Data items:
◇ ◇ ◇ ◇
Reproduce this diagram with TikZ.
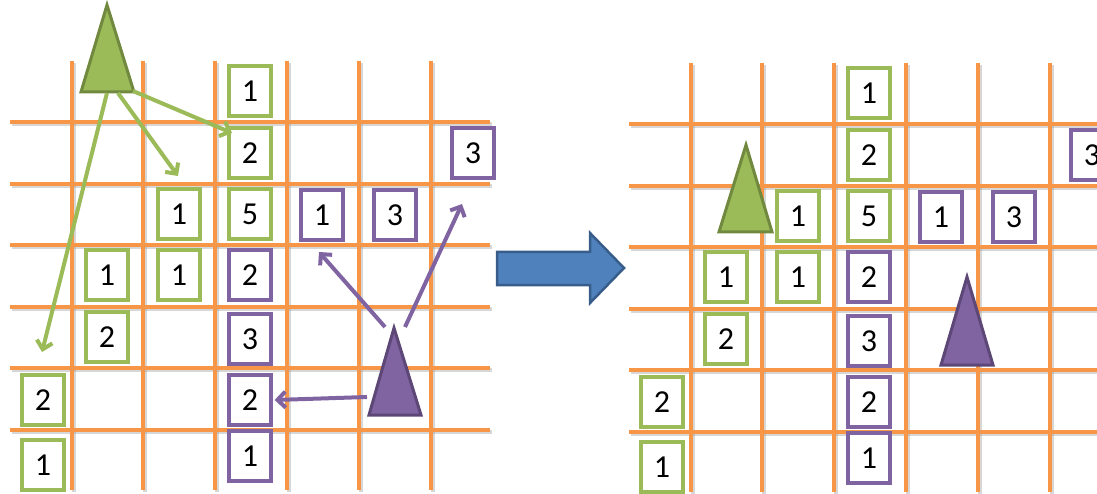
\documentclass[tikz,border=0pt]{standalone}
\usepackage{fontspec}
\setmainfont{Carlito}
\usetikzlibrary{arrows.meta}
\definecolor{gridor}{HTML}{F79646}
\definecolor{gfill}{HTML}{9BBB59}
\definecolor{gline}{HTML}{71893F}
\definecolor{pfill}{HTML}{8064A2}
\definecolor{pline}{HTML}{5C4776}
\definecolor{bfill}{HTML}{4F81BD}
\definecolor{bline}{HTML}{385D8A}
\tikzset{
  gridline/.style={gridor, line width=4.5pt},
  gridshadow/.style={black!45, line width=4.5pt, opacity=0.35},
  cell/.style={draw, fill=white, line width=3.3pt, minimum width=42pt, minimum height=50pt, inner sep=0pt, font=\fontsize{32}{36}\selectfont},
  gcell/.style={cell, draw=gfill},
  pcell/.style={cell, draw=pfill},
  gtri/.style={fill=gfill, draw=gline, line width=3pt, line join=miter},
  ptri/.style={fill=pfill, draw=pline, line width=3pt, line join=miter},
  garrow/.style={draw=gfill, line width=4pt, -{Straight Barb[length=8pt,width=16pt]}},
  parrow/.style={draw=pfill, line width=4pt, -{Straight Barb[length=8pt,width=16pt]}},
  bigarrow/.style={fill=bfill, draw=bline, line width=2.5pt, line join=miter},
}
\newcommand\drawboard[1]{%
  \foreach \v in {72,143,215,287,359,431} {\draw[gridshadow] (\v+2,61+2) -- (\v+2,490+2);}
  \foreach \h in {122,184,245,307,368,430} {\draw[gridshadow] (10+2,\h+2) -- (490+2,\h+2);}
  \foreach \h in {122,184,245,307,368,430} {\draw[gridline] (10,\h) -- (490,\h);}
  \foreach \v in {72,143,215,287,359,431} {\draw[gridline] (\v,61) -- (\v,490);}
  \node[gcell] (#1g1) at (250,91) {1};
  \node[gcell] (#1g2) at (250,153) {2};
  \node[pcell] (#1p3a) at (473,153) {3};
  \node[gcell] (#1g3) at (179,214) {1};
  \node[gcell] (#1g4) at (250,214) {5};
  \node[pcell] (#1p1a) at (322,215) {1};
  \node[pcell] (#1p3b) at (395,215) {3};
  \node[gcell] (#1g5) at (107,275) {1};
  \node[gcell] (#1g6) at (179,275) {1};
  \node[pcell] (#1p2a) at (250,275) {2};
  \node[gcell] (#1g7) at (107,337) {2};
  \node[pcell] (#1p3c) at (250,339) {3};
  \node[gcell] (#1g8) at (43,400) {2};
  \node[pcell] (#1p2b) at (250,400) {2};
  \node[gcell] (#1g9) at (43,465) {1};
  \node[pcell] (#1p1b) at (250,456) {1};
}
\begin{document}
\begin{tikzpicture}[x=1pt,y=-1pt]
\useasboundingbox (0,0) rectangle (1097,494);
\clip (0,0) rectangle (1097,494);
% left board
\drawboard{L}
\draw[gtri] (107,5) -- (134,92) -- (81,92) -- cycle;
\draw[ptri] (394,328) -- (421,415) -- (369,415) -- cycle;
\coordinate (gs1) at (133,91);
\coordinate (ge1) at (232,133);
\coordinate (gs2) at (118,93);
\coordinate (ge2) at (178,176);
\coordinate (gs3) at (107,93);
\coordinate (ge3) at (42,352);
\coordinate (ps1) at (385,327);
\coordinate (pe1) at (319,252);
\coordinate (ps2) at (405,327);
\coordinate (pe2) at (462,204);
\coordinate (ps3) at (367,397);
\draw[garrow] (gs1) -- (ge1);
\draw[garrow] (gs2) -- (ge2);
\draw[garrow] (gs3) -- (ge3);
\draw[parrow] (ps1) -- (pe1);
\draw[parrow] (ps2) -- (pe2);
\draw[parrow] (ps3) -- ([xshift=2pt]Lp2b.east);
% transition arrow
\draw[bigarrow] (497,252) -- (590,252) -- (590,233) -- (624,268) -- (590,303) -- (590,285) -- (497,285) -- cycle;
% right board
\begin{scope}[shift={(619,2)}]
\drawboard{R}
\end{scope}
\draw[gtri] (746,145) -- (772,232) -- (719,232) -- cycle;
\draw[ptri] (967,277) -- (993,365) -- (941,365) -- cycle;
\end{tikzpicture}
\end{document}
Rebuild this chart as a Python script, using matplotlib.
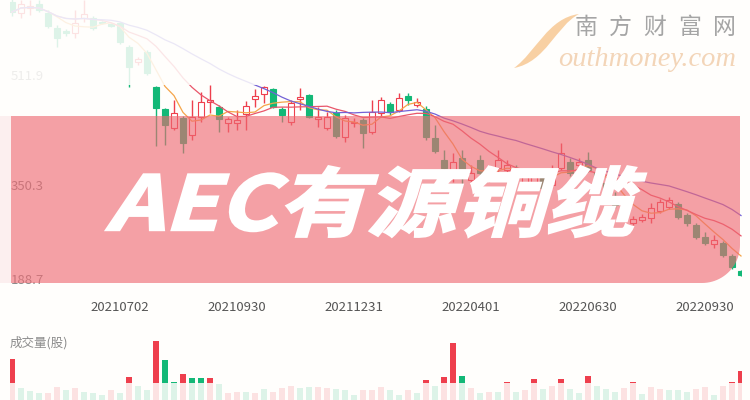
import numpy as np
import pandas as pd
import matplotlib
matplotlib.use("Agg")
import matplotlib.pyplot as plt
from matplotlib.patches import Rectangle, Polygon, PathPatch
from matplotlib.path import Path
from matplotlib.textpath import TextPath
from matplotlib.font_manager import FontProperties
from matplotlib.transforms import Affine2D

plt.rcParams['font.family'] = ['Noto Sans CJK SC', 'DejaVu Sans']

# weekly K-line data (price)
opens = [644.7, 627.1, 635.1, 641.5, 627.1, 603.1, 598.3, 595.1, 619.1, 619.1,
         612.7, 609.5, 611.1, 572.7, 548.7, 564.7, 508.7, 473.5, 443.1, 459.1,
         431.9, 460.7, 484.7, 476.7, 451.1, 451.1, 465.5, 489.5, 497.5, 505.5,
         473.5, 452.7, 489.5, 495.9, 457.5, 443.1, 467.1, 428.7, 451.1, 455.9,
         436.7, 467.1, 481.5, 471.9, 494.3, 479.9, 473.5, 427.1, 391.9, 364.7,
         395.1, 359.9, 391.9, 363.1, 379.1, 375.9, 379.1, 355.1, 356.7, 363.1,
         351.9, 379.1, 388.7, 383.9, 391.9, 372.7, 355.1, 334.3, 323.1, 291.1,
         295.9, 299.1, 310.3, 316.7, 321.5, 303.9, 287.9, 268.7, 257.5, 259.1,
         238.3, 214.3]
closes = [628.7, 641.5, 638.3, 631.9, 606.3, 587.1, 595.1, 611.1, 625.5, 603.1,
          611.1, 606.3, 580.7, 540.7, 553.5, 531.1, 475.1, 447.9, 467.1, 419.1,
          460.7, 484.7, 487.9, 457.5, 457.5, 455.9, 478.3, 494.3, 508.7, 476.7,
          464.3, 483.1, 492.7, 460.7, 460.7, 460.7, 430.3, 459.1, 452.7, 435.1,
          468.7, 487.9, 468.7, 491.1, 487.9, 484.7, 428.7, 406.3, 379.1, 388.7,
          363.1, 371.1, 371.1, 375.9, 391.9, 383.9, 366.3, 364.7, 366.3, 347.1,
          375.9, 403.1, 371.1, 388.7, 375.9, 351.9, 334.3, 319.9, 300.7, 297.5,
          300.7, 315.1, 324.7, 327.9, 300.7, 291.1, 268.7, 259.1, 263.9, 239.9,
          220.7, 207.9]
highs = [655.9, 647.9, 647.9, 647.9, 631.9, 607.9, 601.5, 631.9, 647.9, 622.3,
         614.3, 611.1, 612.7, 575.9, 556.7, 567.9, 510.3, 475.1, 487.9, 462.3,
         487.9, 500.7, 511.9, 479.9, 460.7, 471.9, 486.3, 505.5, 510.3, 507.1,
         476.7, 487.9, 507.1, 497.5, 476.7, 468.7, 471.9, 463.9, 459.1, 459.1,
         487.9, 492.7, 484.7, 499.1, 499.1, 491.1, 478.3, 447.9, 407.9, 403.1,
         407.9, 383.9, 399.9, 383.9, 407.9, 391.9, 383.9, 372.7, 372.7, 367.9,
         383.9, 419.1, 395.1, 395.1, 404.7, 375.9, 359.9, 340.7, 327.9, 302.3,
         305.5, 323.1, 329.5, 332.7, 324.7, 307.1, 291.1, 276.7, 271.9, 262.3,
         241.5, 215.9]
lows = [622.3, 619.1, 623.9, 628.7, 603.1, 572.7, 590.3, 587.1, 612.7, 599.9,
        609.5, 604.7, 577.5, 508.7, 543.9, 527.9, 414.3, 415.9, 439.9, 403.1,
        423.9, 452.7, 467.1, 436.7, 436.7, 439.9, 439.9, 476.7, 483.1, 475.1,
        452.7, 447.9, 471.9, 459.1, 444.7, 439.9, 427.1, 420.7, 444.7, 411.1,
        433.5, 460.7, 463.9, 468.7, 479.9, 476.7, 423.9, 403.1, 372.7, 356.7,
        351.9, 351.9, 363.1, 356.7, 372.7, 369.5, 359.9, 350.3, 350.3, 340.7,
        347.1, 375.9, 366.3, 379.1, 372.7, 343.9, 327.9, 315.1, 297.5, 287.9,
        292.7, 291.1, 307.1, 313.5, 297.5, 286.3, 265.5, 255.9, 251.1, 236.7,
        217.5, 206.3]
volumes = [41, 12, 9, 7, 7, 13, 10, 12, 8, 7,
           5, 10, 7, 23, 14, 10, 59, 40, 18, 26,
           22, 22, 22, 16, 7, 8, 8, 7, 11, 8,
           12, 14, 12, 13, 13, 12, 11, 10, 5, 10,
           10, 13, 10, 5, 10, 7, 20, 14, 23, 57,
           24, 12, 7, 8, 8, 18, 8, 10, 21, 11,
           14, 21, 11, 7, 24, 14, 11, 8, 12, 18,
           6, 13, 11, 10, 10, 8, 11, 13, 5, 14,
           18, 29]
vol_colors = ("rgggrrgrgg" "grgrggrggr" "ggrgrrgrgr" "rrggrrgggr" "rrggrgrgrr"
              "grgrgrgrrg" "rrggrgggrr" "grrgggrrgr" "rr")

date_idx = [12, 25, 38, 51, 64, 77]
date_labels = ['20210702', '20210930', '20211231', '20220401', '20220630', '20220930']
price_labels = ['511.9', '350.3', '188.7']
title = 'AEC有源铜缆'

RED = '#ee3f4d'
GREEN = '#13b877'
BG = '#fffefc'
W, H = 750, 400

fig = plt.figure(figsize=(7.5, 4), dpi=100)
fig.patch.set_facecolor(BG)


def px_axes(x0, y0, x1, y1, **kw):
    ax = fig.add_axes([x0 / W, 1 - y1 / H, (x1 - x0) / W, (y1 - y0) / H], **kw)
    ax.axis('off')
    ax.patch.set_alpha(0)
    return ax


idx = np.arange(len(closes))
o, c, h, l = map(np.array, (opens, closes, highs, lows))
up = c >= o
cols = np.where(up, RED, GREEN)

# price panel
ax = px_axes(10, 0, 742, 283)
ax.set_xlim(-0.22, 81.11)
ax.set_ylim(195.1, 647.9)
ax.vlines(idx, l, h, colors=cols, lw=1, zorder=2)
body = np.maximum(np.abs(c - o), 0.9)
ax.bar(idx, body, bottom=np.minimum(o, c), width=0.62,
       color=np.where(up, 'white', GREEN), edgecolor=cols, linewidth=0.8, zorder=3)

s = pd.Series(closes)
ax.plot(idx, s.rolling(5, min_periods=1).mean(), color='#f5a54a', lw=0.9, zorder=4)
ax.plot(idx, s.rolling(10, min_periods=1).mean(), color='#e9566a', lw=0.9, zorder=4)
ax.plot(idx, s.rolling(20, min_periods=1).mean(), color='#7462d6', lw=0.9, zorder=4)

for i, lab in zip(date_idx, date_labels):
    ax.text(i, -0.085, lab, transform=ax.get_xaxis_transform(), ha='center',
            va='center', fontsize=9.5, color='#555555', clip_on=False)

# volume panel
axv = px_axes(10, 330, 742, 400)
axv.set_xlim(-0.22, 81.11)
axv.set_ylim(0, 70)
axv.bar(idx, volumes, width=0.65,
        color=[RED if k == 'r' else GREEN for k in vol_colors])

# overlay: fades, band, title, watermark
ov = px_axes(0, 0, W, H, zorder=10)
ov.set_xlim(0, W)
ov.set_ylim(H, 0)

for lab, yy in zip(price_labels, [77, 186, 280]):
    ov.text(11, yy, lab, fontsize=9.5, color='#8a8a8a', va='center', zorder=1)

ov.add_patch(Rectangle((0, 0), W, 85, fc=BG, ec='none', alpha=0.86, zorder=2))
ov.add_patch(Rectangle((0, 383), W, 17, fc=BG, ec='none', alpha=0.86, zorder=2))
ov.add_patch(Rectangle((0, 116), 11, 167, fc='#fcefef', ec='none', zorder=2))

r = 38
bx0, by0, bx1, by1 = 11, 116, 740, 283
th = np.linspace(0, np.pi / 2, 24)
arc = np.column_stack([bx1 - r + r * np.cos(th), by1 - r + r * np.sin(th)])
verts = np.vstack([[(bx0, by0), (bx1, by0)], arc, [(bx0, by1)]])
ov.add_patch(Polygon(verts, closed=True, fc='#ee6972', ec='none', alpha=0.63, zorder=3))

ov.text(10, 343, '成交量(股)', fontsize=9, color='#8c8c8c', va='center', zorder=3)

# big slanted title
fp = FontProperties(family='Noto Sans CJK SC', weight='heavy')
tp = Affine2D().skew_deg(14, 0).transform_path(TextPath((0, 0), title, size=100, prop=fp))
ext = tp.get_extents()
tr = (Affine2D().translate(-ext.x0, -ext.y0)
      .scale((646 - 106) / ext.width, -(237 - 166) / ext.height)
      .translate(106, 237))
ov.add_patch(PathPatch(tr.transform_path(tp), fc='white', ec='white', lw=1.6,
                       joinstyle='miter', zorder=5))

# watermark
swoosh = [(579, 14), (548, 18), (536, 52), (514, 68), (546, 62), (556, 26), (579, 14)]
codes = [Path.MOVETO, Path.CURVE4, Path.CURVE4, Path.CURVE4,
         Path.CURVE4, Path.CURVE4, Path.CURVE4]
ov.add_patch(PathPatch(Path(swoosh, codes), fc='#f7c894', ec='none', alpha=0.85, zorder=6))
for k, ch in enumerate('南方财富网'):
    ov.text(586 + 34.5 * k, 27, ch, fontsize=16.5, color='#a5a5a5',
            ha='center', va='center', zorder=6)
ov.text(558, 66, 'outhmoney.com', family='Liberation Serif', style='italic',
        fontsize=20.5, color='#f3d5b8', va='baseline', zorder=6)

fig.savefig('out.png', dpi=100, facecolor=BG)
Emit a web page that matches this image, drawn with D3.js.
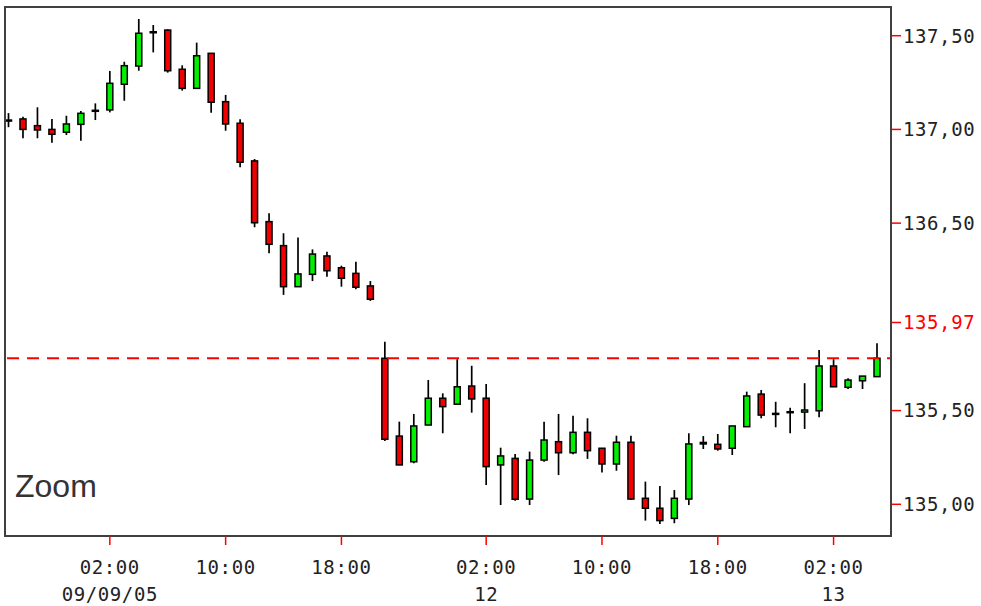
◇ ◇ ◇ ◇
Repeat exactly the part that opens with the line containing "Rebuild this chart" and closes with the line containing "plt.rcParams['font.family'] = ['Noto". Include both end lines, and drop the pictures.

Written answer:
Rebuild this chart as a Python script, using matplotlib.
import numpy as np
import pandas as pd
import matplotlib
matplotlib.use("Agg")
import matplotlib.pyplot as plt
from matplotlib.patches import Rectangle, Polygon, PathPatch
from matplotlib.path import Path
from matplotlib.textpath import TextPath
from matplotlib.font_manager import FontProperties
from matplotlib.transforms import Affine2D

plt.rcParams['font.family'] = ['Noto Sans CJK SC', 'DejaVu Sans']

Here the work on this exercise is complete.